**** Supplied data
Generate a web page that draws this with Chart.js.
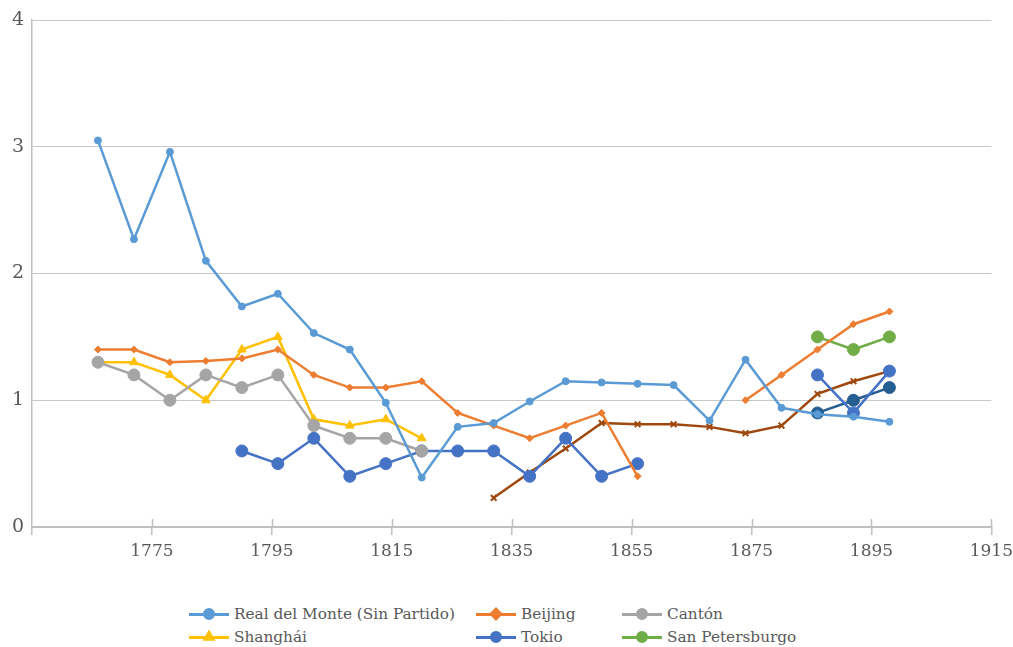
<!DOCTYPE html>
<html>
<head>
<meta charset="utf-8">
<script src="https://cdn.jsdelivr.net/npm/chart.js@4.4.1/dist/chart.umd.min.js"></script>
<style>
  html, body { margin: 0; padding: 0; background: #fff; overflow: hidden; }
  #wrap { position: relative; width: 1013px; height: 647px; overflow: hidden; }
  #box { position: absolute; left: 0; top: 0; width: 1019px; height: 580px; }
  .item { position: absolute; height: 20px; display: flex; align-items: center;
          font-family: "DejaVu Serif", "Liberation Serif", "Times New Roman", serif; font-size: 15.3px; color: #595959; white-space: nowrap; }
  .icon { position: relative; width: 40px; height: 20px; margin-right: 5px; }
  .icon .ln { position: absolute; left: 0; right: 0; top: 9px; height: 3px; }
  .icon canvas { position: absolute; left: 10px; top: 0; }
</style>
</head>
<body>
<div id="wrap">
  <div id="box"><canvas id="chart"></canvas></div>
  <div id="legend"></div>
</div>
<script>
const years = [1766, 1772, 1778, 1784, 1790, 1796, 1802, 1808, 1814, 1820, 1826, 1832,
               1838, 1844, 1850, 1856, 1862, 1868, 1874, 1880, 1886, 1892, 1898];

const realDelMonte = [3.05, 2.27, 2.96, 2.10, 1.74, 1.84, 1.53, 1.40, 0.98, 0.39, 0.79, 0.82,
                      0.99, 1.15, 1.14, 1.13, 1.12, 0.84, 1.32, 0.94, 0.89, 0.87, 0.83];
const beijing = [1.40, 1.40, 1.30, 1.31, 1.33, 1.40, 1.20, 1.10, 1.10, 1.15, 0.90, 0.80,
                 0.70, 0.80, 0.90, 0.40, null, null, 1.00, 1.20, 1.40, 1.60, 1.70];
const canton = [1.30, 1.20, 1.00, 1.20, 1.10, 1.20, 0.80, 0.70, 0.70, 0.60, null, null,
                null, null, null, null, null, null, null, null, null, null, null];
const shanghai = [1.30, 1.30, 1.20, 1.00, 1.40, 1.50, 0.85, 0.80, 0.85, 0.70, null, null,
                  null, null, null, null, null, null, null, null, null, null, null];
const tokio = [null, null, null, null, 0.60, 0.50, 0.70, 0.40, 0.50, 0.60, 0.60, 0.60,
               0.40, 0.70, 0.40, 0.50, null, null, null, null, 1.20, 0.90, 1.23];
const sanPetersburgo = [null, null, null, null, null, null, null, null, null, null, null, null,
                        null, null, null, null, null, null, null, null, 1.50, 1.40, 1.50];
const londres = [null, null, null, null, null, null, null, null, null, null, null, null,
                 null, null, null, null, null, null, null, null, 0.90, 1.00, 1.10];
const paris = [null, null, null, null, null, null, null, null, null, null, null, 0.23,
               0.43, 0.62, 0.82, 0.81, 0.81, 0.79, 0.74, 0.80, 1.05, 1.15, 1.23];

const yTicks = [0, 1, 2, 3, 4];
const xTicks = [1755, 1775, 1795, 1815, 1835, 1855, 1875, 1895, 1915];

const series = [
  { label: "Real del Monte (Sin Partido)", data: realDelMonte, color: "#5B9BD5", style: "circle", r: 3.5 },
  { label: "Beijing", data: beijing, color: "#ED7D31", style: "rectRot", r: 3.5 },
  { label: "Cantón", data: canton, color: "#A5A5A5", style: "circle", r: 6 },
  { label: "Shanghái", data: shanghai, color: "#FFC000", style: "triangle", r: 5 },
  { label: "Tokio", data: tokio, color: "#4472C4", style: "circle", r: 6 },
  { label: "San Petersburgo", data: sanPetersburgo, color: "#70AD47", style: "circle", r: 6 },
  { label: "Londres", data: londres, color: "#255E91", style: "circle", r: 6 },
  { label: "París", data: paris, color: "#9E480E", style: "crossRot", r: 4 }
];

const font = "'DejaVu Serif', 'Liberation Serif', 'Times New Roman', serif";

// ticks in Excel cross the axis line, draw the upper half
const crossTicks = {
  id: "crossTicks",
  afterDraw(chart) {
    const ctx = chart.ctx, xs = chart.scales.x, bottom = chart.chartArea.bottom;
    ctx.save();
    ctx.strokeStyle = "#BFBFBF";
    ctx.lineWidth = 1.5;
    xTicks.slice(1).forEach(v => {
      const px = Math.round(xs.getPixelForValue(v)) + 0.5;
      ctx.beginPath();
      ctx.moveTo(px, bottom - 8);
      ctx.lineTo(px, bottom);
      ctx.stroke();
    });
    ctx.restore();
  }
};

new Chart(document.getElementById("chart"), {
  type: "line",
  data: {
    datasets: series.map(s => ({
      label: s.label,
      data: years.map((y, i) => ({ x: y, y: s.data[i] })),
      borderColor: s.color,
      backgroundColor: s.color,
      borderWidth: 2.5,
      pointStyle: s.style,
      pointRadius: s.r,
      pointBorderWidth: s.style === "crossRot" ? 2 : 1,
      pointHoverRadius: s.r,
      tension: 0,
      spanGaps: false
    }))
  },
  options: {
    responsive: true,
    maintainAspectRatio: false,
    animation: false,
    layout: { padding: { left: 0, right: 21, top: 20, bottom: 0 } },
    plugins: { legend: { display: false }, tooltip: { enabled: false } },
    scales: {
      x: {
        type: "linear",
        min: 1755,
        max: 1915,
        afterBuildTicks: s => { s.ticks = xTicks.map(v => ({ value: v })); },
        afterFit: s => { s.height = 53; },
        grid: { drawOnChartArea: false, tickLength: 8, color: "#BFBFBF", lineWidth: 1.5 },
        border: { color: "#BFBFBF", width: 2 },
        ticks: {
          padding: 6,
          color: "#595959",
          font: { family: font, size: 17 },
          maxRotation: 0,
          callback: v => (v === 1755 ? "" : String(v))
        }
      },
      y: {
        min: 0,
        max: 4,
        afterBuildTicks: s => { s.ticks = yTicks.map(v => ({ value: v })); },
        afterFit: s => { s.width = 32; },
        grid: { drawTicks: false, color: "#C8C8C8", lineWidth: 1 },
        border: { color: "#BFBFBF", width: 1.5 },
        ticks: { padding: 8, color: "#595959", font: { family: font, size: 19 } }
      }
    }
  },
  plugins: [crossTicks]
});

// legend laid out in columns like the original
const legend = document.getElementById("legend");
const colX = [189, 476, 622];
const rowY = [604, 627, 650];
series.forEach((s, i) => {
  const item = document.createElement("div");
  item.className = "item";
  item.style.left = colX[i % 3] + "px";
  item.style.top = rowY[Math.floor(i / 3)] + "px";
  const icon = document.createElement("div");
  icon.className = "icon";
  const ln = document.createElement("div");
  ln.className = "ln";
  ln.style.background = s.color;
  icon.appendChild(ln);
  const c = document.createElement("canvas");
  c.width = 20; c.height = 20;
  const g = c.getContext("2d");
  g.fillStyle = s.color; g.strokeStyle = s.color; g.lineWidth = 2;
  Chart.helpers.drawPoint(g, { pointStyle: s.style, radius: s.style === "circle" ? 5 : 5.5, borderWidth: 2 }, 10, 10);
  if (s.style !== "crossRot") g.fill();
  icon.appendChild(c);
  item.appendChild(icon);
  item.appendChild(document.createTextNode(s.label));
  legend.appendChild(item);
});
</script>
</body>
</html>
********
• Stated goal: Return each line exactly as written. Any picture gets left out.

• Full answer:
Generate a web page that draws this with Chart.js.
<!DOCTYPE html>
<html>
<head>
<meta charset="utf-8">
<script src="https://cdn.jsdelivr.net/npm/chart.js@4.4.1/dist/chart.umd.min.js"></script>
<style>
  html, body { margin: 0; padding: 0; background: #fff; overflow: hidden; }
  #wrap { position: relative; width: 1013px; height: 647px; overflow: hidden; }
  #box { position: absolute; left: 0; top: 0; width: 1019px; height: 580px; }
  .item { position: absolute; height: 20px; display: flex; align-items: center;
          font-family: "DejaVu Serif", "Liberation Serif", "Times New Roman", serif; font-size: 15.3px; color: #595959; white-space: nowrap; }
  .icon { position: relative; width: 40px; height: 20px; margin-right: 5px; }
  .icon .ln { position: absolute; left: 0; right: 0; top: 9px; height: 3px; }
  .icon canvas { position: absolute; left: 10px; top: 0; }
</style>
</head>
<body>
<div id="wrap">
  <div id="box"><canvas id="chart"></canvas></div>
  <div id="legend"></div>
</div>
<script>
const years = [1766, 1772, 1778, 1784, 1790, 1796, 1802, 1808, 1814, 1820, 1826, 1832,
               1838, 1844, 1850, 1856, 1862, 1868, 1874, 1880, 1886, 1892, 1898];

const realDelMonte = [3.05, 2.27, 2.96, 2.10, 1.74, 1.84, 1.53, 1.40, 0.98, 0.39, 0.79, 0.82,
                      0.99, 1.15, 1.14, 1.13, 1.12, 0.84, 1.32, 0.94, 0.89, 0.87, 0.83];
const beijing = [1.40, 1.40, 1.30, 1.31, 1.33, 1.40, 1.20, 1.10, 1.10, 1.15, 0.90, 0.80,
                 0.70, 0.80, 0.90, 0.40, null, null, 1.00, 1.20, 1.40, 1.60, 1.70];
const canton = [1.30, 1.20, 1.00, 1.20, 1.10, 1.20, 0.80, 0.70, 0.70, 0.60, null, null,
                null, null, null, null, null, null, null, null, null, null, null];
const shanghai = [1.30, 1.30, 1.20, 1.00, 1.40, 1.50, 0.85, 0.80, 0.85, 0.70, null, null,
                  null, null, null, null, null, null, null, null, null, null, null];
const tokio = [null, null, null, null, 0.60, 0.50, 0.70, 0.40, 0.50, 0.60, 0.60, 0.60,
               0.40, 0.70, 0.40, 0.50, null, null, null, null, 1.20, 0.90, 1.23];
const sanPetersburgo = [null, null, null, null, null, null, null, null, null, null, null, null,
                        null, null, null, null, null, null, null, null, 1.50, 1.40, 1.50];
const londres = [null, null, null, null, null, null, null, null, null, null, null, null,
                 null, null, null, null, null, null, null, null, 0.90, 1.00, 1.10];
const paris = [null, null, null, null, null, null, null, null, null, null, null, 0.23,
               0.43, 0.62, 0.82, 0.81, 0.81, 0.79, 0.74, 0.80, 1.05, 1.15, 1.23];

const yTicks = [0, 1, 2, 3, 4];
const xTicks = [1755, 1775, 1795, 1815, 1835, 1855, 1875, 1895, 1915];

const series = [
  { label: "Real del Monte (Sin Partido)", data: realDelMonte, color: "#5B9BD5", style: "circle", r: 3.5 },
  { label: "Beijing", data: beijing, color: "#ED7D31", style: "rectRot", r: 3.5 },
  { label: "Cantón", data: canton, color: "#A5A5A5", style: "circle", r: 6 },
  { label: "Shanghái", data: shanghai, color: "#FFC000", style: "triangle", r: 5 },
  { label: "Tokio", data: tokio, color: "#4472C4", style: "circle", r: 6 },
  { label: "San Petersburgo", data: sanPetersburgo, color: "#70AD47", style: "circle", r: 6 },
  { label: "Londres", data: londres, color: "#255E91", style: "circle", r: 6 },
  { label: "París", data: paris, color: "#9E480E", style: "crossRot", r: 4 }
];

const font = "'DejaVu Serif', 'Liberation Serif', 'Times New Roman', serif";

// ticks in Excel cross the axis line, draw the upper half
const crossTicks = {
  id: "crossTicks",
  afterDraw(chart) {
    const ctx = chart.ctx, xs = chart.scales.x, bottom = chart.chartArea.bottom;
    ctx.save();
    ctx.strokeStyle = "#BFBFBF";
    ctx.lineWidth = 1.5;
    xTicks.slice(1).forEach(v => {
      const px = Math.round(xs.getPixelForValue(v)) + 0.5;
      ctx.beginPath();
      ctx.moveTo(px, bottom - 8);
      ctx.lineTo(px, bottom);
      ctx.stroke();
    });
    ctx.restore();
  }
};

new Chart(document.getElementById("chart"), {
  type: "line",
  data: {
    datasets: series.map(s => ({
      label: s.label,
      data: years.map((y, i) => ({ x: y, y: s.data[i] })),
      borderColor: s.color,
      backgroundColor: s.color,
      borderWidth: 2.5,
      pointStyle: s.style,
      pointRadius: s.r,
      pointBorderWidth: s.style === "crossRot" ? 2 : 1,
      pointHoverRadius: s.r,
      tension: 0,
      spanGaps: false
    }))
  },
  options: {
    responsive: true,
    maintainAspectRatio: false,
    animation: false,
    layout: { padding: { left: 0, right: 21, top: 20, bottom: 0 } },
    plugins: { legend: { display: false }, tooltip: { enabled: false } },
    scales: {
      x: {
        type: "linear",
        min: 1755,
        max: 1915,
        afterBuildTicks: s => { s.ticks = xTicks.map(v => ({ value: v })); },
        afterFit: s => { s.height = 53; },
        grid: { drawOnChartArea: false, tickLength: 8, color: "#BFBFBF", lineWidth: 1.5 },
        border: { color: "#BFBFBF", width: 2 },
        ticks: {
          padding: 6,
          color: "#595959",
          font: { family: font, size: 17 },
          maxRotation: 0,
          callback: v => (v === 1755 ? "" : String(v))
        }
      },
      y: {
        min: 0,
        max: 4,
        afterBuildTicks: s => { s.ticks = yTicks.map(v => ({ value: v })); },
        afterFit: s => { s.width = 32; },
        grid: { drawTicks: false, color: "#C8C8C8", lineWidth: 1 },
        border: { color: "#BFBFBF", width: 1.5 },
        ticks: { padding: 8, color: "#595959", font: { family: font, size: 19 } }
      }
    }
  },
  plugins: [crossTicks]
});

// legend laid out in columns like the original
const legend = document.getElementById("legend");
const colX = [189, 476, 622];
const rowY = [604, 627, 650];
series.forEach((s, i) => {
  const item = document.createElement("div");
  item.className = "item";
  item.style.left = colX[i % 3] + "px";
  item.style.top = rowY[Math.floor(i / 3)] + "px";
  const icon = document.createElement("div");
  icon.className = "icon";
  const ln = document.createElement("div");
  ln.className = "ln";
  ln.style.background = s.color;
  icon.appendChild(ln);
  const c = document.createElement("canvas");
  c.width = 20; c.height = 20;
  const g = c.getContext("2d");
  g.fillStyle = s.color; g.strokeStyle = s.color; g.lineWidth = 2;
  Chart.helpers.drawPoint(g, { pointStyle: s.style, radius: s.style === "circle" ? 5 : 5.5, borderWidth: 2 }, 10, 10);
  if (s.style !== "crossRot") g.fill();
  icon.appendChild(c);
  item.appendChild(icon);
  item.appendChild(document.createTextNode(s.label));
  legend.appendChild(item);
});
</script>
</body>
</html>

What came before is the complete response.